### Source data
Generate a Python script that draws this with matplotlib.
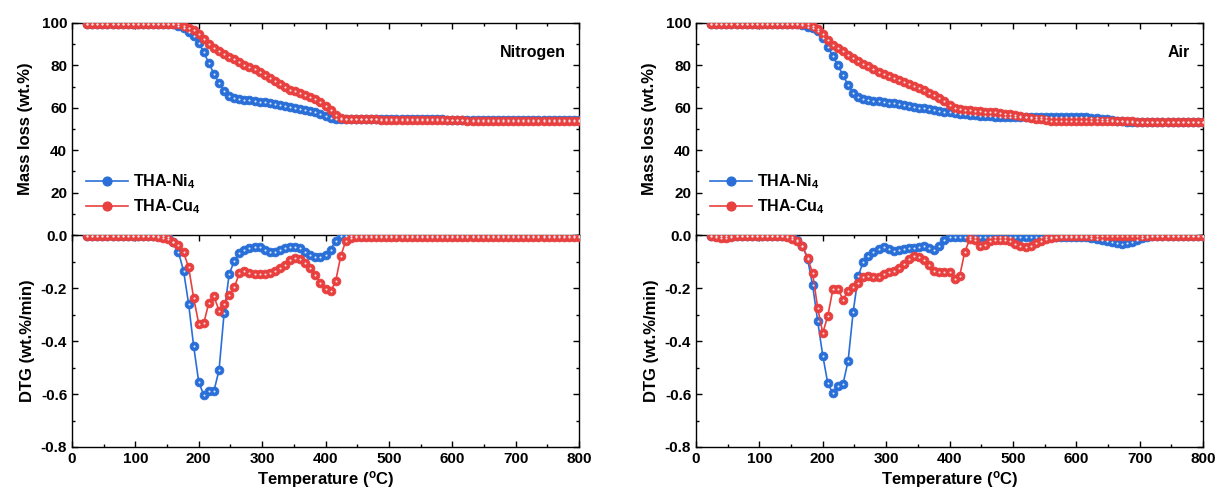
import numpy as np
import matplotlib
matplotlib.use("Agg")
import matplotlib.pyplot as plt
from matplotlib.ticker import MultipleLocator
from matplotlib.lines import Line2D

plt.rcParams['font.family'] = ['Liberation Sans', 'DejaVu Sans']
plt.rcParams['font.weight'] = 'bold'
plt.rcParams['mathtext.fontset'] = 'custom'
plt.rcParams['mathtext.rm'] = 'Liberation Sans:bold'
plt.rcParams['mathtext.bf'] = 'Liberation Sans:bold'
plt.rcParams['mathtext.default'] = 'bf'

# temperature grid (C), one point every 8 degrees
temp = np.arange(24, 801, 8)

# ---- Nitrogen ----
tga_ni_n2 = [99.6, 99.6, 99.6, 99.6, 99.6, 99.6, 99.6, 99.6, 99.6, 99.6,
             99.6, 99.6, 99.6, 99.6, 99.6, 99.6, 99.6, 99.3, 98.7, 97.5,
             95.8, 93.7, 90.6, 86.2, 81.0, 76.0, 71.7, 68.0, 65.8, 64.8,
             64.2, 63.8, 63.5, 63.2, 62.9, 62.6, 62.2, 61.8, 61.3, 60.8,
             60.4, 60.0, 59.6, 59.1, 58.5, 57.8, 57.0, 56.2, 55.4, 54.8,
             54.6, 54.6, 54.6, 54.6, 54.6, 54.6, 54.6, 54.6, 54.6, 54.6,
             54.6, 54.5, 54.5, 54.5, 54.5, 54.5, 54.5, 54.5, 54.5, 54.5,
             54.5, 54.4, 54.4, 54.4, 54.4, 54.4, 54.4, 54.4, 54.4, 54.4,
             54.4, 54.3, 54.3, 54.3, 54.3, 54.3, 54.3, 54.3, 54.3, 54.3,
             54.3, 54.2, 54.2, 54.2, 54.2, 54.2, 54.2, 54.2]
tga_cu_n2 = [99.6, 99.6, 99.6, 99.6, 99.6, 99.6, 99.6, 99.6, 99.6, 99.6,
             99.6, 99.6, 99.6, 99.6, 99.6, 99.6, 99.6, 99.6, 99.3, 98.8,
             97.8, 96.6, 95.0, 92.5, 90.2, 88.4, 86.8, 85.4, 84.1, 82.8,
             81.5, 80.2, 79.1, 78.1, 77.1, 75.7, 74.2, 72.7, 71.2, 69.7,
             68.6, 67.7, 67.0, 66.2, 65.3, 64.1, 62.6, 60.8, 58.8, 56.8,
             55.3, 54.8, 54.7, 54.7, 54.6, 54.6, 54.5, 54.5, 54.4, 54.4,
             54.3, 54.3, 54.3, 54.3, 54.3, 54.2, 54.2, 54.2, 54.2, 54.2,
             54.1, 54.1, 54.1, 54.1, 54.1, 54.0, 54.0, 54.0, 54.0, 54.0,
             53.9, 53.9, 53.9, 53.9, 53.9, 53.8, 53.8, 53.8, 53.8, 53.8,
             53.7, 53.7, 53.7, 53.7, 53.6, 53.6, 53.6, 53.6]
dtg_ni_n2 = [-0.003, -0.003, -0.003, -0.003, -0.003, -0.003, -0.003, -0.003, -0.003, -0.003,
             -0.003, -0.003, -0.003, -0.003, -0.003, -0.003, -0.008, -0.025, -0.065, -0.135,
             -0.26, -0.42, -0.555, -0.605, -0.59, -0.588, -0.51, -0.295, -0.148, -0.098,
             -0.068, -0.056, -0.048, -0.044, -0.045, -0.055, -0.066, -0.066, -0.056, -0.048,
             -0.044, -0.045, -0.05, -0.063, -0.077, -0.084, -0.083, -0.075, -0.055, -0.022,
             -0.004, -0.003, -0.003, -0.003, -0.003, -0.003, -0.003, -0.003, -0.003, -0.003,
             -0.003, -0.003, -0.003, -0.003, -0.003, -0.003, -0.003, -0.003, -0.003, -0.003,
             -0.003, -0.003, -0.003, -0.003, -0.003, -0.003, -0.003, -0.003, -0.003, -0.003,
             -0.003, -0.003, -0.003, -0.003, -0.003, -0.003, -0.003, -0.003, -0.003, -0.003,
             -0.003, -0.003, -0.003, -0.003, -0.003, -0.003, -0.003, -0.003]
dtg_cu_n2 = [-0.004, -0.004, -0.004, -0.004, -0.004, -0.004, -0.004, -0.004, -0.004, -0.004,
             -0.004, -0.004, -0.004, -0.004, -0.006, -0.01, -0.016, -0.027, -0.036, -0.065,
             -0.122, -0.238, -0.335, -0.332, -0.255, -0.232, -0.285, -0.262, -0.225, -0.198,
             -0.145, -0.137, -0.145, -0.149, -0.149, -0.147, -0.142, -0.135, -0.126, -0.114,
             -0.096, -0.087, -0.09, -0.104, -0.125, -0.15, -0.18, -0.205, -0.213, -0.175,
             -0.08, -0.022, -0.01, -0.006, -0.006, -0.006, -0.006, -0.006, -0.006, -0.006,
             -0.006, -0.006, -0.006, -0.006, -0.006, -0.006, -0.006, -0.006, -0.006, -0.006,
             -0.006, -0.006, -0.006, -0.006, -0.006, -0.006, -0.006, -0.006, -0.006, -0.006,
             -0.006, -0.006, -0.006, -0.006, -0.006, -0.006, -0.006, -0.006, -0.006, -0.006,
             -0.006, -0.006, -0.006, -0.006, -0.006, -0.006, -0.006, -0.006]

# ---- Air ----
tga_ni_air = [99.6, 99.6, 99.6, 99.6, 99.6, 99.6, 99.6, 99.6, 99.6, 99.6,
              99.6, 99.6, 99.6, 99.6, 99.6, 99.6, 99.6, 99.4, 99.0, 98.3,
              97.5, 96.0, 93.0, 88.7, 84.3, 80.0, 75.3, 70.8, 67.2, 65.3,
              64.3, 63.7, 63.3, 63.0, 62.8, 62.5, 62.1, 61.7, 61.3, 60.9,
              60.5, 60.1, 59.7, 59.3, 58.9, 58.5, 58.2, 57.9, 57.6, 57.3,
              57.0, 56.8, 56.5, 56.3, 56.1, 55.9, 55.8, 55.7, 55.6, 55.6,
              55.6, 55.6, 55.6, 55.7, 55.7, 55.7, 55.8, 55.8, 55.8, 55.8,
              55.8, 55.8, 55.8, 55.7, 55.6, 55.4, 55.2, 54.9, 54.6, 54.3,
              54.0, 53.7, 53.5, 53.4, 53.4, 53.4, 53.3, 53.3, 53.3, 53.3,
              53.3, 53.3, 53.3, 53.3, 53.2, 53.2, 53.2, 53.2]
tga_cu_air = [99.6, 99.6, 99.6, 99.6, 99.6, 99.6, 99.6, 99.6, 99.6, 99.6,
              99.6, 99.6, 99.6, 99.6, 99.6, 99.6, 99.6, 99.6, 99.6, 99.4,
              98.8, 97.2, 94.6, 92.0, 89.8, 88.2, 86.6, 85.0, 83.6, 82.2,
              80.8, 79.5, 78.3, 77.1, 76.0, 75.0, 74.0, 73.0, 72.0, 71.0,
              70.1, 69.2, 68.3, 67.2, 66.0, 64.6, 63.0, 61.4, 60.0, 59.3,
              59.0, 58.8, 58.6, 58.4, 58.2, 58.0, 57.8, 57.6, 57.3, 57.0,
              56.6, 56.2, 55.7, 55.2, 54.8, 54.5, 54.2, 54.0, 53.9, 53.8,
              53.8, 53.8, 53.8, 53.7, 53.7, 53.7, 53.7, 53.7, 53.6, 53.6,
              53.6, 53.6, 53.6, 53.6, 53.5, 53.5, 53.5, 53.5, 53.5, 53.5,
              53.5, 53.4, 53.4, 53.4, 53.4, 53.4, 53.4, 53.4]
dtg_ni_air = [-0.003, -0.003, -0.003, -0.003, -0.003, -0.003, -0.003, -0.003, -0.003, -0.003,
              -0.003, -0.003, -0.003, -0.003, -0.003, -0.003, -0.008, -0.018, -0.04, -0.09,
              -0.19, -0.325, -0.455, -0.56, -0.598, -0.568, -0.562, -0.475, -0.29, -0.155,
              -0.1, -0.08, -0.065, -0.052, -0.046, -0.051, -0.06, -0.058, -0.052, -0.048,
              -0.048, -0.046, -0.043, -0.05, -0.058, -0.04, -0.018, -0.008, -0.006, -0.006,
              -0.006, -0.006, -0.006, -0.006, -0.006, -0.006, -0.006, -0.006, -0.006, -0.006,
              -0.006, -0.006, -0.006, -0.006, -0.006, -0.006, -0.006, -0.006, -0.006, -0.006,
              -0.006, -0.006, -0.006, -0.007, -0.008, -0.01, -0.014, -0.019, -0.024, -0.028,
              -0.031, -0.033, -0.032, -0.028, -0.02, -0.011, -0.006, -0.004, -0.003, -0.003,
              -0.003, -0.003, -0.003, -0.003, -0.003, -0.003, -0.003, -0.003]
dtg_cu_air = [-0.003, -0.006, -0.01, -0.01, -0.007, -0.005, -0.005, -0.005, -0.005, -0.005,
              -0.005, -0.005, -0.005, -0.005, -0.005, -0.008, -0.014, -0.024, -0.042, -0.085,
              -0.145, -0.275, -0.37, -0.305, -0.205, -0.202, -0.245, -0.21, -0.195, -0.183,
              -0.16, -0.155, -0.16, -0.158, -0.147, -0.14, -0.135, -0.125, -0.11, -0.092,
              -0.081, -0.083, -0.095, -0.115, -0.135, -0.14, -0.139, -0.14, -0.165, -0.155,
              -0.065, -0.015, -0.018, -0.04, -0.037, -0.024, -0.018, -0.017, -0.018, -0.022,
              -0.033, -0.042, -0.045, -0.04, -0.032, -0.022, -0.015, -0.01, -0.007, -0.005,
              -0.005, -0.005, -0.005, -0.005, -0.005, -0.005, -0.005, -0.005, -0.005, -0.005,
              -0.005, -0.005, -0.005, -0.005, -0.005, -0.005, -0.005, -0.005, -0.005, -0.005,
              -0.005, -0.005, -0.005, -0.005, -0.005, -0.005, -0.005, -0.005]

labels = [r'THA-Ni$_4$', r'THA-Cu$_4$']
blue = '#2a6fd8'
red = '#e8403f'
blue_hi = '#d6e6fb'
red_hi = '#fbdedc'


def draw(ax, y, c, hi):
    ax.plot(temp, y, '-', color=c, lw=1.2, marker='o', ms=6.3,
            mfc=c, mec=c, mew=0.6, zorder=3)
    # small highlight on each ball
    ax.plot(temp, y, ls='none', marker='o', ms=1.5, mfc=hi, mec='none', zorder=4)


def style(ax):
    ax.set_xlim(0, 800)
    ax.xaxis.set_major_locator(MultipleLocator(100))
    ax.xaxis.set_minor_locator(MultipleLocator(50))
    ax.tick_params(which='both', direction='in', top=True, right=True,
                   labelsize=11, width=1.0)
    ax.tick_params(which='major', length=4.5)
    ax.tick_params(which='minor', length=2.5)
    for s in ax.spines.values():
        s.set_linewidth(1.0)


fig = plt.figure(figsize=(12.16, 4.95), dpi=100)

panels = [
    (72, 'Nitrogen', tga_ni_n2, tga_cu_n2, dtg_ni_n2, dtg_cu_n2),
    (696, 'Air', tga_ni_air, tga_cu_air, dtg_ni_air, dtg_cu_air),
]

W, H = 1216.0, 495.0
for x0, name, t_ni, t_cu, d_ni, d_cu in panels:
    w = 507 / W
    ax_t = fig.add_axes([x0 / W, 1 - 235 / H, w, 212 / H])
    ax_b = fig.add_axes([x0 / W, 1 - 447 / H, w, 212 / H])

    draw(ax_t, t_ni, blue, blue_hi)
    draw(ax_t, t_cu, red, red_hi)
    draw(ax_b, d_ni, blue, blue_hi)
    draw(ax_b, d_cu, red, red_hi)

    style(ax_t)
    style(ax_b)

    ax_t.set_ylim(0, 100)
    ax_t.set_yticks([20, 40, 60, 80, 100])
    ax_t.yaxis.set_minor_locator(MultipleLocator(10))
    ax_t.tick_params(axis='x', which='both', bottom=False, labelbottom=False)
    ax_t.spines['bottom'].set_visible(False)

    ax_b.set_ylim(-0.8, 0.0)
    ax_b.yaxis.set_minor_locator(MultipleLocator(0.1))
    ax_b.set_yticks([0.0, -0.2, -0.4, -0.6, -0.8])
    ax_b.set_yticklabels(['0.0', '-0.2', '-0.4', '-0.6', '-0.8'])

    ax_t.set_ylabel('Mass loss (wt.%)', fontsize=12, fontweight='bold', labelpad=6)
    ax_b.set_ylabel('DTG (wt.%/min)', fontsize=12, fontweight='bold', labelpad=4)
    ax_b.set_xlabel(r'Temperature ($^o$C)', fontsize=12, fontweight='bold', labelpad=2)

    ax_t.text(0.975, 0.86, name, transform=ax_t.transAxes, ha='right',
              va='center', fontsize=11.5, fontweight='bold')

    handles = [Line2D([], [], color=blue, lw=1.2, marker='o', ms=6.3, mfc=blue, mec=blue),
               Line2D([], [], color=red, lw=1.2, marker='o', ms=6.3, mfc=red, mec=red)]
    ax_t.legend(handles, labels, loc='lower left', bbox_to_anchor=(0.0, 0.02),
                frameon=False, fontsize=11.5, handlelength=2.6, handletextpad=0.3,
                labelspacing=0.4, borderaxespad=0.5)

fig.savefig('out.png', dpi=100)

### What you will do
Give again exactly the lines running from the beginning of the material above through the line that contains "temp = np.arange(24, 801, 8)", and leave out every picture.

### Answer for this exercise
Generate a Python script that draws this with matplotlib.
import numpy as np
import matplotlib
matplotlib.use("Agg")
import matplotlib.pyplot as plt
from matplotlib.ticker import MultipleLocator
from matplotlib.lines import Line2D

plt.rcParams['font.family'] = ['Liberation Sans', 'DejaVu Sans']
plt.rcParams['font.weight'] = 'bold'
plt.rcParams['mathtext.fontset'] = 'custom'
plt.rcParams['mathtext.rm'] = 'Liberation Sans:bold'
plt.rcParams['mathtext.bf'] = 'Liberation Sans:bold'
plt.rcParams['mathtext.default'] = 'bf'

# temperature grid (C), one point every 8 degrees
temp = np.arange(24, 801, 8)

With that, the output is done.